A chimney has one job: move combustion gases out of the house safely. Over a heating season, wood smoke leaves deposits on the flue walls, and those deposits — creosote — are themselves combustible. Chimney upkeep is mostly about keeping creosote thin enough that it never becomes the fuel for a chimney fire.
What creosote actually is
As warm smoke rises and cools on the way up the flue, unburned compounds condense onto the liner. Early on this looks like a light, sooty dust. With cooler flue temperatures and incomplete combustion it can build into a flaky layer, and in the worst case a hard, shiny glaze that is difficult to remove. The glazed stage is the one associated with chimney fires, because there is a lot of dense fuel sitting directly in the heat path.
Burn habits that reduce buildup
- Dry wood. Seasoned firewood that has been split and stored under cover burns hotter and cleaner than green wood, which spends energy boiling off moisture and cools the flue.

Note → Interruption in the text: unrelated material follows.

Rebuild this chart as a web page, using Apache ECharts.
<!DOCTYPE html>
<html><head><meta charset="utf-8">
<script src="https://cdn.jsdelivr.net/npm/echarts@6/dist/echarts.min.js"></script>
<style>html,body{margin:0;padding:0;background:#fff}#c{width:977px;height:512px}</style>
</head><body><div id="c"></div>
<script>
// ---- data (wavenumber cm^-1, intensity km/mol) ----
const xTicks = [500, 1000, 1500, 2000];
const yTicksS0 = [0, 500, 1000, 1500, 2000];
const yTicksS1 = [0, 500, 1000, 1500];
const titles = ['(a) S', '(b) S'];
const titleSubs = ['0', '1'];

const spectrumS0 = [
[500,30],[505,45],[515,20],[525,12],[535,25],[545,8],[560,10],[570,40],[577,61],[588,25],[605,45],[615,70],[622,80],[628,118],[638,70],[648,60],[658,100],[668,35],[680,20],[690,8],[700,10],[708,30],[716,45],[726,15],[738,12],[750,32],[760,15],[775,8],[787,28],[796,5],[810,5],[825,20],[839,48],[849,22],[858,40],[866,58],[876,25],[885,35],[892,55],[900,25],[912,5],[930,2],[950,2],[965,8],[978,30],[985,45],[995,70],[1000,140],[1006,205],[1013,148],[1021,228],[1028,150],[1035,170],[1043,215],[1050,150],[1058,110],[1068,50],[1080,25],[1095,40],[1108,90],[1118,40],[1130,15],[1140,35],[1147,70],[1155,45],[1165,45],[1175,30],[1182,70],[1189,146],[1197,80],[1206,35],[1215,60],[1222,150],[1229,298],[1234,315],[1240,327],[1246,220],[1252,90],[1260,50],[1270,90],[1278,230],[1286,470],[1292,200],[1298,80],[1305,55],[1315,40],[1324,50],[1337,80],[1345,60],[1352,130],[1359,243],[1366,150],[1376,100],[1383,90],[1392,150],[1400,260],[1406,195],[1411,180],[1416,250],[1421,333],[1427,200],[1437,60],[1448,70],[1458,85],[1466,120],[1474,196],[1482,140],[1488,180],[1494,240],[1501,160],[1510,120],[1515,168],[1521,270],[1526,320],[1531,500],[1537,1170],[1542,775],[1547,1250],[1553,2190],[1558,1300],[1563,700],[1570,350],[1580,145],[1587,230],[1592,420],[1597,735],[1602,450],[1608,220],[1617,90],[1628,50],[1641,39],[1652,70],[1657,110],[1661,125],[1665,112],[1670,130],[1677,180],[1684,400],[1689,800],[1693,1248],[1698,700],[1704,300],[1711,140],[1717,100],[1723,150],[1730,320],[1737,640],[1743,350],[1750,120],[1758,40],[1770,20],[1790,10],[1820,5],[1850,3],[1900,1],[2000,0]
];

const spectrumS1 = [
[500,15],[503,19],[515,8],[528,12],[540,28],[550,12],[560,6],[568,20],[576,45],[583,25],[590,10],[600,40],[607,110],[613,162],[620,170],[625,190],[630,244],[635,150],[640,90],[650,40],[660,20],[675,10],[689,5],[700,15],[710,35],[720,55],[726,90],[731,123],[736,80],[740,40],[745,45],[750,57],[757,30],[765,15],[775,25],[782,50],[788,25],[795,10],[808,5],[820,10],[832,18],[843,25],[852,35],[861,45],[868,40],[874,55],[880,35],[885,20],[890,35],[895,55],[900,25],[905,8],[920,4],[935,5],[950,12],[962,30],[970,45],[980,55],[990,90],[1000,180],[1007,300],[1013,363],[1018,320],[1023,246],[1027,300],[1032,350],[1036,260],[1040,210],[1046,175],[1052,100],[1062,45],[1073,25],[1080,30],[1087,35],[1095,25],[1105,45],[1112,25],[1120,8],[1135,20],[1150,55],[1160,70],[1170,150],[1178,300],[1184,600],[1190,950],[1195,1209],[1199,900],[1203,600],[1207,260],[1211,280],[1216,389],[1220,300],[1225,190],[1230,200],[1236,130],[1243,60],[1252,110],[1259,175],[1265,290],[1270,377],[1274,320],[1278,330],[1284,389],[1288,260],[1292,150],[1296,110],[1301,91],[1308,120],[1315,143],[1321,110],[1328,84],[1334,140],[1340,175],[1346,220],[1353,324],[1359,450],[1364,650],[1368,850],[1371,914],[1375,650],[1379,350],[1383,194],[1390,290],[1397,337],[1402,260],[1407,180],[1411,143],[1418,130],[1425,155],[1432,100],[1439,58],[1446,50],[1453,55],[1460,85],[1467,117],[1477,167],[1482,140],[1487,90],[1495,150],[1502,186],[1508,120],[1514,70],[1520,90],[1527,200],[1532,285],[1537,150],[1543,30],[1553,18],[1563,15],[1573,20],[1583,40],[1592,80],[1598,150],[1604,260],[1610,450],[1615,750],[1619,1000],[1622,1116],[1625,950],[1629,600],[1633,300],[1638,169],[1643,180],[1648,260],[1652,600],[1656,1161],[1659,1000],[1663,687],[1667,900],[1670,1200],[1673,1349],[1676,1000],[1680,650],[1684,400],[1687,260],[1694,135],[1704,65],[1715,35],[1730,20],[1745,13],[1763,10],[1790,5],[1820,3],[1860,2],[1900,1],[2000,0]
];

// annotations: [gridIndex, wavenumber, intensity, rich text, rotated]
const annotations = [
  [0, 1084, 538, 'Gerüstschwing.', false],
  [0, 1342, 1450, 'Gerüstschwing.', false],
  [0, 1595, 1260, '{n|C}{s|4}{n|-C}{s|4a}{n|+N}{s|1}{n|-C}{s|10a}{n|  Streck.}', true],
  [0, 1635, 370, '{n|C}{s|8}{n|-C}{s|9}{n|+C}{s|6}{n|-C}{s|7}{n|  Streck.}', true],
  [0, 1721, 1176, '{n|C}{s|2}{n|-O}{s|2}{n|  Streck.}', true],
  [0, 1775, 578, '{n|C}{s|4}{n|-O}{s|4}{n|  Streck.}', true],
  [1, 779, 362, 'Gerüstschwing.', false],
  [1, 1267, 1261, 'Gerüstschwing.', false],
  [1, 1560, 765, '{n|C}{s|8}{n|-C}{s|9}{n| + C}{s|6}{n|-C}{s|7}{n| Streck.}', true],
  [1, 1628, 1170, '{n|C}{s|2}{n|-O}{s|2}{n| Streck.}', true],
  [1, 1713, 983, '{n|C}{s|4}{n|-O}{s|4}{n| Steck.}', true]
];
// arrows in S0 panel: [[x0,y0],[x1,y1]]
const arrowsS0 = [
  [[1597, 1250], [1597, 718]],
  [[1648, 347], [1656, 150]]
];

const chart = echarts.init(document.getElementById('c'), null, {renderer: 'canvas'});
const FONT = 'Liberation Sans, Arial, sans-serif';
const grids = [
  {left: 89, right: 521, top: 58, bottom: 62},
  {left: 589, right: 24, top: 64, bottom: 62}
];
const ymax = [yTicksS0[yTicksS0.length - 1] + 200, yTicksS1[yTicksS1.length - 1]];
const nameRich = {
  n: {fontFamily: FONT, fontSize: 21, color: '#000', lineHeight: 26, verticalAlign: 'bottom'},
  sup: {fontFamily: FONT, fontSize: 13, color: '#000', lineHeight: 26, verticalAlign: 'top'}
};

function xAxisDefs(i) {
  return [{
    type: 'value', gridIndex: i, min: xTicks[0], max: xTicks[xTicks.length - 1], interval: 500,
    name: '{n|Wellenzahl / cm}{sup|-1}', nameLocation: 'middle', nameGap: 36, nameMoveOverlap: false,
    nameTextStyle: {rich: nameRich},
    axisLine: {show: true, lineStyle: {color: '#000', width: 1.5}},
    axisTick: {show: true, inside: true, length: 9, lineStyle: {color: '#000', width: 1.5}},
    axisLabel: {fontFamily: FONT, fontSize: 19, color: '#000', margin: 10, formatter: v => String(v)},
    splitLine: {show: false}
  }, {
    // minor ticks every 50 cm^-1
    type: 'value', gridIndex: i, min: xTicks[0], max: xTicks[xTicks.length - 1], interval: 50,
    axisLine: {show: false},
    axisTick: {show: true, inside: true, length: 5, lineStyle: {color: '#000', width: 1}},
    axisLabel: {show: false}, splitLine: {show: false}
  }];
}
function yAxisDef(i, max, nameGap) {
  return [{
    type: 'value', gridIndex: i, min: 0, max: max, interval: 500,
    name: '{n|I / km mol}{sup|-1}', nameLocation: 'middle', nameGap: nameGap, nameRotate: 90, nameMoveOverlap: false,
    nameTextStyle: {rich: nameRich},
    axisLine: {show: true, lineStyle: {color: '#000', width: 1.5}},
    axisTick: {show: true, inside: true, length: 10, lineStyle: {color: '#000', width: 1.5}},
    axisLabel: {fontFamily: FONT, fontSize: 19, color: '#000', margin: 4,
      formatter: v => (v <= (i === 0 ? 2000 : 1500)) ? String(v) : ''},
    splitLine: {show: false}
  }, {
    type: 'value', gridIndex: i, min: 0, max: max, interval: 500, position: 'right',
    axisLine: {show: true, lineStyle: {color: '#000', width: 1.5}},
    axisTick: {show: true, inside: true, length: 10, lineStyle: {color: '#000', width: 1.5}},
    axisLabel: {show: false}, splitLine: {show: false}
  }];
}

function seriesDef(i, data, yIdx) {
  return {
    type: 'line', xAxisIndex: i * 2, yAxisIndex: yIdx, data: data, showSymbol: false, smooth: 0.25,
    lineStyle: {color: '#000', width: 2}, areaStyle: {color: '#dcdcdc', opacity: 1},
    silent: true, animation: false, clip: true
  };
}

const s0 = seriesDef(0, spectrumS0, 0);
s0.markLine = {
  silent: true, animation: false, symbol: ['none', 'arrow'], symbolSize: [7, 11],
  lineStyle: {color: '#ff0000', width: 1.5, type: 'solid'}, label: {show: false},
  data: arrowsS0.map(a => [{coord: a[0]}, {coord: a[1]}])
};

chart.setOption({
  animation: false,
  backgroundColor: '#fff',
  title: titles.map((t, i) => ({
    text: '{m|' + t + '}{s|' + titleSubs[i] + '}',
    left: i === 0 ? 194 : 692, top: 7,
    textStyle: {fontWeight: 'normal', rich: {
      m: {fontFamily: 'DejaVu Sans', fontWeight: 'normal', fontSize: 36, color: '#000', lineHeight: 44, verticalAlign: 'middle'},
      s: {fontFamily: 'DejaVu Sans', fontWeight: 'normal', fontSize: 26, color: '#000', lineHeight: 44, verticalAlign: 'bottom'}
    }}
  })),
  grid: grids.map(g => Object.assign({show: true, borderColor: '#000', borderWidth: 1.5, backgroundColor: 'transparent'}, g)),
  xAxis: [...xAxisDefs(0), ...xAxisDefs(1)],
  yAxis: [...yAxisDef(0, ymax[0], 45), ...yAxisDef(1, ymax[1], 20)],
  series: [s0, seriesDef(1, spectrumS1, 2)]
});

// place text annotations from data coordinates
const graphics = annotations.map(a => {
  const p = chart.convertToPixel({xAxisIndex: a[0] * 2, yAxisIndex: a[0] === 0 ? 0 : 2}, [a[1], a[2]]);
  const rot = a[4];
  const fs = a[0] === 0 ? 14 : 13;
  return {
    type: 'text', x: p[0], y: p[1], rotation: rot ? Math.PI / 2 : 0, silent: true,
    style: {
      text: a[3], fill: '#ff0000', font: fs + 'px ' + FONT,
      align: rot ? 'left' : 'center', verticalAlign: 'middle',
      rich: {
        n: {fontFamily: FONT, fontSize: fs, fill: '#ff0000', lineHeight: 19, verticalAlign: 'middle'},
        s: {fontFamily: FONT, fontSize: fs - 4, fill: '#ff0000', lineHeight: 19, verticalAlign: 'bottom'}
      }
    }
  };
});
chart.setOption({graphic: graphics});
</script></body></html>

- Hot, bright fires over smouldering ones. Damping a stove down to a slow smoulder overnight lowers flue temperature and increases condensation on the liner.
- Right-sized loads. Frequent moderate loads tend to keep the flue warmer than one large, choked load.

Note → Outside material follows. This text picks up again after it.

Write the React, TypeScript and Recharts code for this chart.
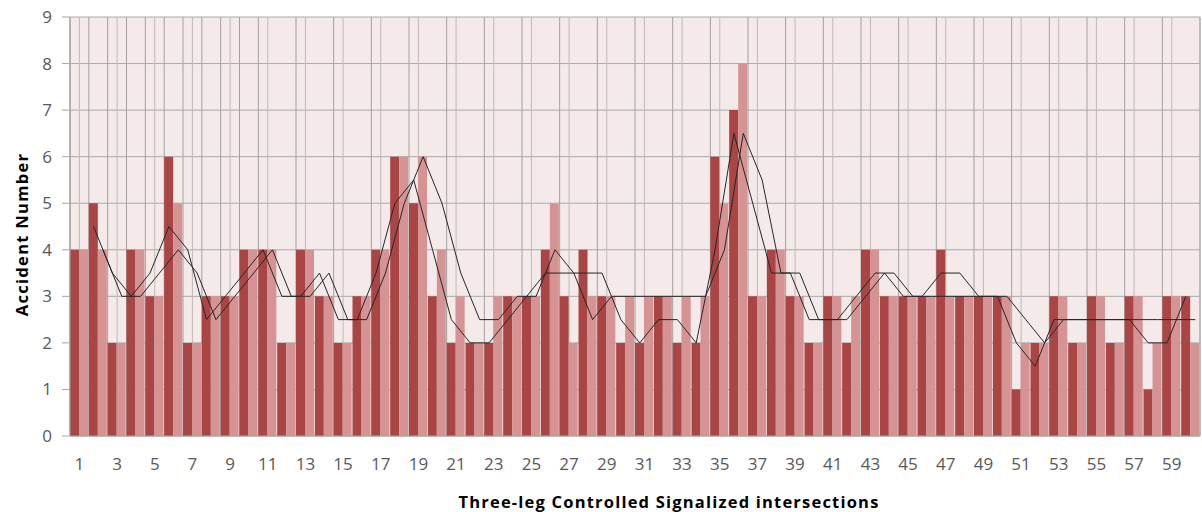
import React from 'react';
import {
  ComposedChart,
  Bar,
  Line,
  XAxis,
  YAxis,
  CartesianGrid,
} from 'recharts';

// intersection ids 1..60
const intersections = [
  1, 2, 3, 4, 5, 6, 7, 8, 9, 10, 11, 12, 13, 14, 15, 16, 17, 18, 19, 20,
  21, 22, 23, 24, 25, 26, 27, 28, 29, 30, 31, 32, 33, 34, 35, 36, 37, 38, 39, 40,
  41, 42, 43, 44, 45, 46, 47, 48, 49, 50, 51, 52, 53, 54, 55, 56, 57, 58, 59, 60,
];

// dark columns
const darkCounts = [
  4, 5, 2, 4, 3, 6, 2, 3, 3, 4, 4, 2, 4, 3, 2, 3, 4, 6, 5, 3,
  2, 2, 2, 3, 3, 4, 3, 4, 3, 2, 2, 3, 2, 2, 6, 7, 3, 4, 3, 2,
  3, 2, 4, 3, 3, 3, 4, 3, 3, 3, 1, 2, 3, 2, 3, 2, 3, 1, 3, 3,
];

// light columns
const lightCounts = [
  4, 4, 2, 4, 3, 5, 2, 3, 3, 4, 4, 2, 4, 3, 2, 3, 4, 6, 6, 4,
  3, 2, 3, 3, 3, 5, 2, 3, 3, 3, 3, 3, 3, 3, 5, 8, 3, 4, 3, 2,
  3, 3, 4, 3, 3, 3, 3, 3, 3, 3, 2, 2, 3, 2, 3, 2, 3, 2, 3, 2,
];

// black trend lines (first point missing)
const darkTrend = [
  null, 4.5, 3.5, 3, 3.5, 4.5, 4, 2.5, 3, 3.5, 4, 3, 3, 3.5, 2.5, 2.5, 3.5, 5, 5.5, 4,
  2.5, 2, 2, 2.5, 3, 3.5, 3.5, 3.5, 3.5, 2.5, 2, 2.5, 2.5, 2, 4, 6.5, 5, 3.5, 3.5, 2.5,
  2.5, 2.5, 3, 3.5, 3, 3, 3.5, 3.5, 3, 3, 2, 1.5, 2.5, 2.5, 2.5, 2.5, 2.5, 2, 2, 3,
];

const lightTrend = [
  null, 4, 3, 3, 3.5, 4, 3.5, 2.5, 3, 3.5, 4, 3, 3, 3.5, 2.5, 2.5, 3.5, 5, 6, 5,
  3.5, 2.5, 2.5, 3, 3, 4, 3.5, 2.5, 3, 3, 3, 3, 3, 3, 4, 6.5, 5.5, 3.5, 3.5, 2.5,
  2.5, 3, 3.5, 3.5, 3, 3, 3, 3, 3, 3, 2.5, 2, 2.5, 2.5, 2.5, 2.5, 2.5, 2.5, 2.5, 2.5,
];

const yTicks = [0, 1, 2, 3, 4, 5, 6, 7, 8, 9];

const rows = intersections.map((id, i) => ({
  id: String(id),
  dark: darkCounts[i],
  light: lightCounts[i],
}));

// trend points sit over the centre of their own column (left / right half)
const darkPoints = intersections.map((id, i) => ({ x: id - 0.75, y: darkTrend[i] }));
const lightPoints = intersections.map((id, i) => ({ x: id - 0.25, y: lightTrend[i] }));
const boundaries = [0, ...intersections];

const font = '"Open Sans", "Noto Sans", sans-serif';

export default function App() {
  return (
    <div style={{ position: 'absolute', left: 0, top: 0, width: 1202, height: 512, background: '#fff' }}>
      <ComposedChart
        width={1202}
        height={512}
        data={rows}
        margin={{ top: 17, right: 2, bottom: 0, left: 0 }}
        barCategoryGap={0}
        barGap={0}
      >
        <CartesianGrid
          fill="#f4eaea"
          stroke="#aaaaaa"
          vertical={false}
        />
        <CartesianGrid
          horizontal={false}
          stroke="#c2b8b8"
        />
        <CartesianGrid
          xAxisId="num"
          horizontal={false}
          stroke="#a4a0a0"
        />
        <XAxis
          dataKey="id"
          interval={1}
          tickLine={false}
          tickSize={0}
          tickMargin={22}
          axisLine={{ stroke: '#a6a6a6' }}
          height={76}
          tick={{ fill: '#595959', fontSize: 17, fontFamily: font }}
          label={{
            value: 'Three-leg Controlled Signalized intersections',
            position: 'insideBottom',
            offset: 4,
            dx: 34,
            fill: '#000',
            fontSize: 16.5,
            fontWeight: 700,
            fontFamily: font,
            letterSpacing: 1.2,
          }}
        />
        <XAxis
          xAxisId="num"
          type="number"
          dataKey="x"
          domain={[0, 60]}
          ticks={boundaries}
          allowDataOverflow
          hide
        />
        <YAxis
          domain={[0, 9]}
          ticks={yTicks}
          width={70}
          tickSize={8}
          tickMargin={10}
          tickLine={{ stroke: '#a6a6a6' }}
          axisLine={{ stroke: '#a6a6a6' }}
          tick={{ fill: '#595959', fontSize: 17, fontFamily: font }}
          label={{
            value: 'Accident Number',
            angle: -90,
            position: 'center',
            dx: -13,
            dy: 8,
            fill: '#000',
            fontSize: 16.5,
            fontWeight: 700,
            fontFamily: font,
            letterSpacing: 1.3,
          }}
        />
        <Bar dataKey="dark" fill="#aa4545" isAnimationActive={false} />
        <Bar dataKey="light" fill="#d69393" isAnimationActive={false} />
        <Line
          xAxisId="num"
          data={darkPoints}
          dataKey="y"
          stroke="#262626"
          strokeWidth={1}
          dot={false}
          activeDot={false}
          isAnimationActive={false}
        />
        <Line
          xAxisId="num"
          data={lightPoints}
          dataKey="y"
          stroke="#262626"
          strokeWidth={1}
          dot={false}
          activeDot={false}
          isAnimationActive={false}
        />
      </ComposedChart>
    </div>
  );
}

On firewood moisture. A common target for ready-to-burn hardwood is well-seasoned wood that has dried for one to two summers, depending on species and climate. A simple moisture meter on a freshly split face gives a more reliable read than the calendar alone.
How often to sweep
There is no universal interval. The right frequency depends on how much you burn, the wood you use, the appliance, and the flue design. A household that heats primarily with wood through a Canadian winter will inspect and sweep more often than one that lights occasional weekend fires. The practical approach is to have the flue inspected before each heating season and again partway through if you burn heavily, then let what the sweep finds set your rhythm.

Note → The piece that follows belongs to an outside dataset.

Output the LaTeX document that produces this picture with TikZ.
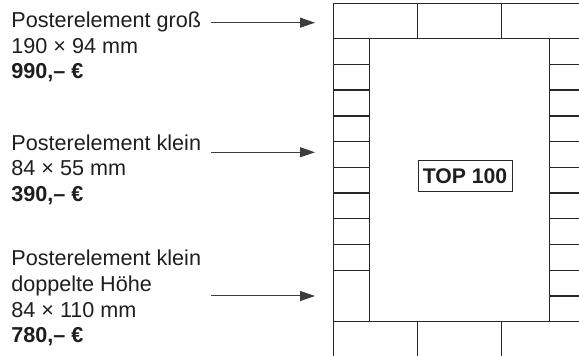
\documentclass[tikz,border=0pt]{standalone}
\usepackage{fontspec}
\setmainfont{Liberation Sans}
\usepackage{xcolor}
\usetikzlibrary{arrows.meta, positioning}
\definecolor{plangray}{RGB}{40, 40, 40}
\definecolor{arrowgray}{RGB}{60, 60, 60}
\definecolor{textgray}{RGB}{30, 30, 30}

\begin{document}
\begin{tikzpicture}[
    x=0.5pt, y=-0.5pt,
    cell/.style={
        rectangle,
        draw=plangray,
        line width=0.7pt,
        inner sep=0pt,
        anchor=north west
    },
    rowcell/.style={
        cell,
        minimum width=42pt,
        minimum height=17.5pt
    },
    colcell/.style={
        cell,
        minimum width=18pt,
        minimum height=12.864pt
    },
    info/.style={
        anchor=base west,
        align=left,
        inner sep=0pt,
        text=textgray,
        font=\fontsize{10.8pt}{12.9pt}\selectfont
    },
    pointer/.style={
        -{Triangle[length=7.5pt,width=5pt]},
        arrowgray,
        line width=0.5pt,
        shorten >=9pt
    },
    badge/.style={
        rectangle,
        draw=plangray,
        line width=0.5pt,
        inner sep=0pt,
        minimum width=47pt,
        minimum height=15.5pt,
        text=textgray,
        font=\fontsize{10.6pt}{12pt}\selectfont\bfseries
    }
]

% Picture frame
\useasboundingbox (0,0) rectangle (579,356);
\clip (0,0) rectangle (579,356);

% Top and bottom rows
\foreach \x [count=\i] in {333,417,501} {
    \node[rowcell] (top\i) at (\x,3) {};
    \node[rowcell] (bottom\i) at (\x,321) {};
}

% Left column, last cell double height
\foreach \i in {0,...,8} {
    \node[colcell] (left\i) at (333,38+25.727*\i) {};
}
\node[colcell, minimum height=25.727pt] (leftdouble) at (333,269.54) {};

% Right column
\foreach \i in {0,...,10} {
    \node[colcell] (right\i) at (549,38+25.727*\i) {};
}

% Centre label
\node[badge] (toplabel) at (465,176.5) {TOP 100};

% Price texts (anchored at the last line)
\node[info] (large) at (11,79) {Posterelement groß\\190 × 94 mm\\\textbf{990,– €}};
\node[info] (small) at (11,201.7) {Posterelement klein\\84 × 55 mm\\\textbf{390,– €}};
\node[info] (double) at (11,343) {Posterelement klein\\doppelte Höhe\\84 × 110 mm\\\textbf{780,– €}};

% Arrows
\coordinate (largestart) at (211,22.7);
\coordinate (smallstart) at (211,152.3);
\coordinate (doublestart) at (211,296);
\draw[pointer] (largestart) -- (largestart -| top1.west);
\draw[pointer] (smallstart) -- (smallstart -| left4.west);
\draw[pointer] (doublestart) -- (doublestart -| leftdouble.west);

\end{tikzpicture}
\end{document}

| Observation | What it can indicate |
|---|---|
| Sluggish draft, smoke spillage | Restriction or buildup in the flue. |
| Strong, acrid odour when idle | Heavy creosote, especially in warm, humid weather. |
| Dark flakes in the firebox or on the cap | Creosote shedding from the flue walls. |
| Visible glaze on the liner | Advanced creosote; professional cleaning advised. |
Inspecting and cleaning
Many homeowners do a basic visual check from the cleanout or firebox with a light and mirror, but a full chimney cleaning is usually a job for a sweep with the rods, brushes, and the experience to recognise glazed creosote and liner damage. In Canada, sweeps are frequently WETT-certified, and a written report is useful both for your own records and for insurance.